易旵把我在床上放好去接了热水给我擦身体,我依旧一动不动,像个玩偶一样任他摆弄。
他也是够有耐性的,全程都没一点脾气,擦的也仔细,差点没把我指甲盖里都擦擦。我也不知道自己在医院里躺了多少天才醒,估计时间不短,因为指甲都长长了,易旵给我擦完澡套上睡衣后又剪了指甲。
他给我盖好被子又去卧室里的厨房里给我熬粥,出院的时候医生叮嘱过他让我先吃些清淡的,后面看看情况再说。
我在医院的时候全是靠着输营养ye维持,易旵曾尝试过让我进食,然而我始终像死尸一样,让他无从下手,最终无可奈何。
我把自己封闭在一个独立的空间里,这个空间安静也安全,充满鲜血又满载温馨,我在这样的空间里消耗着自己的时间。
易旵的厨艺很好,熬出来的粥光闻到味道就知道一定很美味,可我也仅限于闻闻味道了,在他把粥递到我嘴边的时候我依然睁着眼睛看着前方,目光所及里依旧一片白茫茫没有交点。
勺子在我唇边左右摩挲了几下,把我原本干燥裂开的唇都润shi了,我依然像个脑死亡患者一样纹丝不动。
这样的情况持续到第三天易旵就受不了了,或许是他怕我的身体会受不了。
他把我抱到他的腿上搂在怀里,胸口抵着我的背强行撑开了我的嘴,撑着我的嘴把熬的软糯喷香的米粥给我灌了下去,灌下去后他发现我有想要呕吐的迹象,迅速把我转过去张嘴把我上嘴唇和下嘴唇紧紧咬合在了一起。

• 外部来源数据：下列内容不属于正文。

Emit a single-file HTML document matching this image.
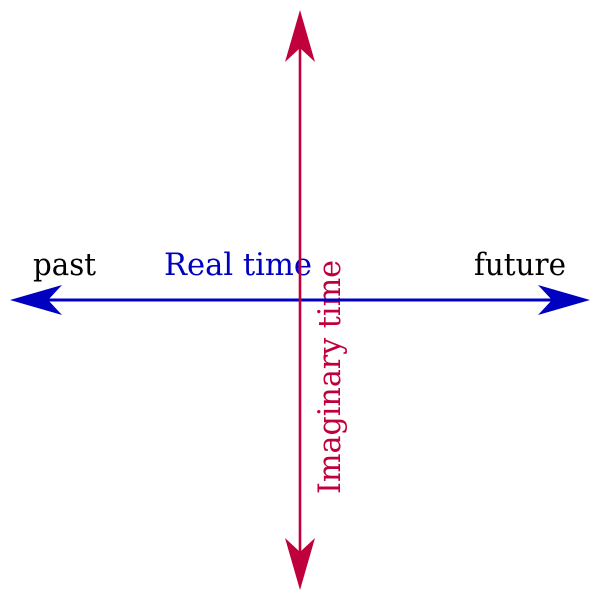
<!DOCTYPE html>
<html>
<head>
<meta charset="utf-8">
<style>
html,body{margin:0;padding:0;background:#fff;}
svg{display:block;}
text{font-family:"DejaVu Serif","Liberation Serif",serif;font-size:31px;}
</style>
</head>
<body>
<svg width="600" height="600" viewBox="0 0 600 600" xmlns="http://www.w3.org/2000/svg">
<rect width="600" height="600" fill="#fff"/>
<!-- Imaginary time label -->
<text transform="translate(340,494) rotate(-90)" x="0" y="0" fill="#c0003c" textLength="234" lengthAdjust="spacingAndGlyphs">Imaginary time</text>
<!-- horizontal axis -->
<line x1="40" y1="300" x2="560" y2="300" stroke="#0000c0" stroke-width="3"/>
<polygon points="10,300 62,285 48,300 62,315" fill="#0000c0"/>
<polygon points="590,300 538,285 552,300 538,315" fill="#0000c0"/>
<!-- labels -->
<text x="33" y="275" fill="#000" textLength="63" lengthAdjust="spacingAndGlyphs">past</text>
<text x="164" y="275" fill="#0000c0" textLength="148" lengthAdjust="spacingAndGlyphs">Real time</text>
<text x="474" y="275" fill="#000" textLength="92" lengthAdjust="spacingAndGlyphs">future</text>
<!-- vertical axis -->
<line x1="300" y1="40" x2="300" y2="560" stroke="#c0003c" stroke-width="2.6"/>
<polygon points="300,10 285,62 300,48 315,62" fill="#c0003c"/>
<polygon points="300,590 285,538 300,552 315,538" fill="#c0003c"/>
</svg>
</body>
</html>
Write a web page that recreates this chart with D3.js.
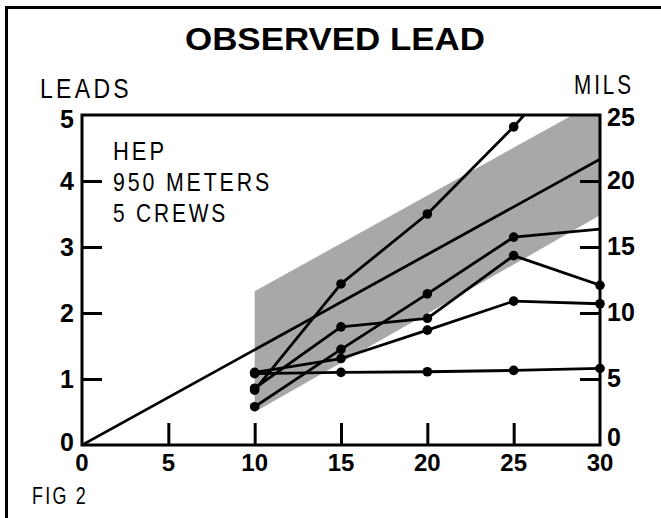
<!DOCTYPE html>
<html>
<head>
<meta charset="utf-8">
<script src="https://cdn.jsdelivr.net/npm/d3@7"></script>
<style>
  html, body { margin: 0; padding: 0; background: #fff; }
  svg { display: block; }
</style>
</head>
<body>
<svg id="chart" width="661" height="518"></svg>
<script>
// ---- data ----
const ranges = [10, 15, 20, 25, 30];           // x categories (hundreds of meters)
const leadTicks = [0, 1, 2, 3, 4, 5];
const milTicks = [0, 5, 10, 15, 20, 25];
const rangeTicks = [0, 5, 10, 15, 20, 25, 30];

const seriesA = [0.83, 2.44, 3.50, 4.82, 6.30];
const seriesB = [0.86, 1.79, 1.92, 2.87, 2.42];
const seriesC = [0.58, 1.45, 2.29, 3.15, 3.27];
const seriesD = [1.10, 1.31, 1.74, 2.18, 2.14];
const seriesE = [1.08, 1.10, 1.11, 1.13, 1.16];
const dotsA = [true, true, true, true, false];
const dotsB = [true, true, true, true, true];
const dotsC = [true, true, true, true, false];
const dotsD = [true, true, true, true, true];
const dotsE = [true, true, true, true, true];

const meanLineX = [0, 30];
const meanLineY = [0, 4.33];

const bandX = [10, 30];
const bandUpper = [2.33, 5.23];
const bandLower = [0.50, 3.48];

const noteLines = ["HEP", "950 METERS", "5 CREWS"];

// ---- drawing ----
const svg = d3.select("#chart");
const x = d3.scaleLinear().domain([0, 30]).range([82, 600]);
const y = d3.scaleLinear().domain([0, 5]).range([445, 115]);
const yMils = d3.scaleLinear().domain([0, 25]).range([445, 115]);

const light = "'Liberation Sans', Arial, sans-serif";
const bold = "'Liberation Sans', Arial, sans-serif";

// outer frame
svg.append("rect").attr("x", 6.5).attr("y", 7.5).attr("width", 700).attr("height", 600)
  .attr("fill", "none").attr("stroke", "#000").attr("stroke-width", 3);

// clip
svg.append("defs").append("clipPath").attr("id", "plotclip")
  .append("rect").attr("x", x(0)).attr("y", y(5)).attr("width", x(30) - x(0)).attr("height", y(0) - y(5));

const plot = svg.append("g").attr("clip-path", "url(#plotclip)");

// band
const bandPts = [
  [bandX[0], bandLower[0]], [bandX[0], bandUpper[0]],
  [bandX[1], bandUpper[1]], [bandX[1], bandLower[1]]
];
plot.append("path")
  .attr("d", d3.line().x(d => x(d[0])).y(d => y(d[1]))(bandPts) + "Z")
  .attr("fill", "#a8a8a8").attr("stroke", "none");

// mean line
plot.append("path")
  .attr("d", d3.line().x(d => x(d[0])).y(d => y(d[1]))(meanLineX.map((v, i) => [v, meanLineY[i]])))
  .attr("fill", "none").attr("stroke", "#000").attr("stroke-width", 2.8);

const allSeries = [
  [seriesA, dotsA], [seriesB, dotsB], [seriesC, dotsC], [seriesD, dotsD], [seriesE, dotsE]
];
const line = d3.line().x((d, i) => x(ranges[i])).y(d => y(d));
allSeries.forEach(([vals]) => {
  plot.append("path").attr("d", line(vals))
    .attr("fill", "none").attr("stroke", "#000").attr("stroke-width", 2.8)
    .attr("stroke-linejoin", "round");
});
allSeries.forEach(([vals, dots]) => {
  vals.forEach((v, i) => {
    if (!dots[i]) return;
    svg.append("circle").attr("cx", x(ranges[i])).attr("cy", y(v)).attr("r", 4.8).attr("fill", "#000");
  });
});

// plot frame
svg.append("rect").attr("x", x(0)).attr("y", y(5)).attr("width", x(30) - x(0)).attr("height", y(0) - y(5))
  .attr("fill", "none").attr("stroke", "#000").attr("stroke-width", 3);

// axes via d3
const leftAxis = d3.axisLeft(y).tickValues(leadTicks.slice(1, -1)).tickSize(-20).tickFormat("");
svg.append("g").attr("transform", `translate(${x(0)},0)`).call(leftAxis)
  .call(g => g.select(".domain").remove())
  .call(g => g.selectAll("line").attr("stroke", "#000").attr("stroke-width", 3));

const rightAxis = d3.axisRight(yMils).tickValues(milTicks.slice(1, -1)).tickSize(-20).tickFormat("");
svg.append("g").attr("transform", `translate(${x(30)},0)`).call(rightAxis)
  .call(g => g.select(".domain").remove())
  .call(g => g.selectAll("line").attr("stroke", "#000").attr("stroke-width", 3));

const bottomAxis = d3.axisBottom(x).tickValues(rangeTicks.slice(1, -1)).tickSize(-22).tickFormat("");
svg.append("g").attr("transform", `translate(0,${y(0)})`).call(bottomAxis)
  .call(g => g.select(".domain").remove())
  .call(g => g.selectAll("line").attr("stroke", "#000").attr("stroke-width", 3));

// tick labels
svg.append("g").selectAll("text").data(leadTicks).join("text")
  .attr("x", 74).attr("y", d => y(d) + (d === 5 ? 13 : d === 0 ? 6 : 8.5))
  .attr("text-anchor", "end").attr("font-family", bold).attr("font-weight", "bold")
  .attr("font-size", 25).text(d => d);

svg.append("g").selectAll("text").data(milTicks).join("text")
  .attr("x", 607).attr("y", d => yMils(d) + (d === 25 ? 11 : d === 0 ? 1 : 7.5))
  .attr("text-anchor", "start").attr("font-family", bold).attr("font-weight", "bold")
  .attr("font-size", 25).text(d => d);

svg.append("g").selectAll("text").data(rangeTicks).join("text")
  .attr("x", d => x(d)).attr("y", 471)
  .attr("text-anchor", "middle").attr("font-family", bold).attr("font-weight", "bold")
  .attr("font-size", 24).text(d => d);

// title
svg.append("text").attr("x", 185).attr("y", 50)
  .attr("font-family", bold).attr("font-weight", "bold").attr("font-size", 31)
  .attr("textLength", 300).attr("lengthAdjust", "spacingAndGlyphs")
  .text("OBSERVED  LEAD");

// helper for light spaced text
function lightText(t, px, py, size, w, ls) {
  svg.append("text").attr("x", px).attr("y", py)
    .attr("font-family", light).attr("font-size", size)
    .attr("letter-spacing", ls)
    .attr("textLength", w).attr("lengthAdjust", "spacingAndGlyphs").text(t);
}

// axis titles
lightText("LEADS", 40, 98, 28, 92, 4);
lightText("MILS", 574, 94, 28, 60, 4);

// note
const noteW = [54, 159, 115];
const noteY = [160, 191, 222];
noteLines.forEach((t, i) => lightText(t, 113, noteY[i], 26, noteW[i], 3.5));

// fig label
lightText("FIG 2", 32, 504, 24, 56, 3);
</script>
</body>
</html>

我面朝着他却看不到他,我的世界依旧白茫茫一片纯净。他咬了会就松开了,可能是觉得我不会吐了。
我的胃好像跟我的意识同步了,它不接受外来者的入侵,就算是强行的,它还是拼了命的把它往外推。
最终我吐了易旵一身,我本来就没有什么力气,吐完后整个人像被放了气的气球,完全虚脱了。
易旵没有办法了,最后让刀疤去接了之前的那个医生过了,那医生折腾了我老半天后又给我输上了在医院输的营养ye。
可是营养ye也不能一直输,没过几天易旵又开始想法设法让我吃东西,甚至连萌萌都被允许进入这间卧室了。
小姑娘手里端着碗粥,坐在我面前好半天才出声,“……笑然哥,你瘦了好多,阿真要是看到了得多心疼啊,你知道的,阿真最看不得你受苦的……”
小姑娘说着说着自己先掉起了眼泪,“阿真一定希望你能好好活下去,为了阿真你也不能这么糟蹋自己的身体啊……”
小姑娘看上去不怎么会安慰人,迁思回虑来来回回也就只能说出这么几句了,挺为难她的,也不知道是不是被易旵逼来的。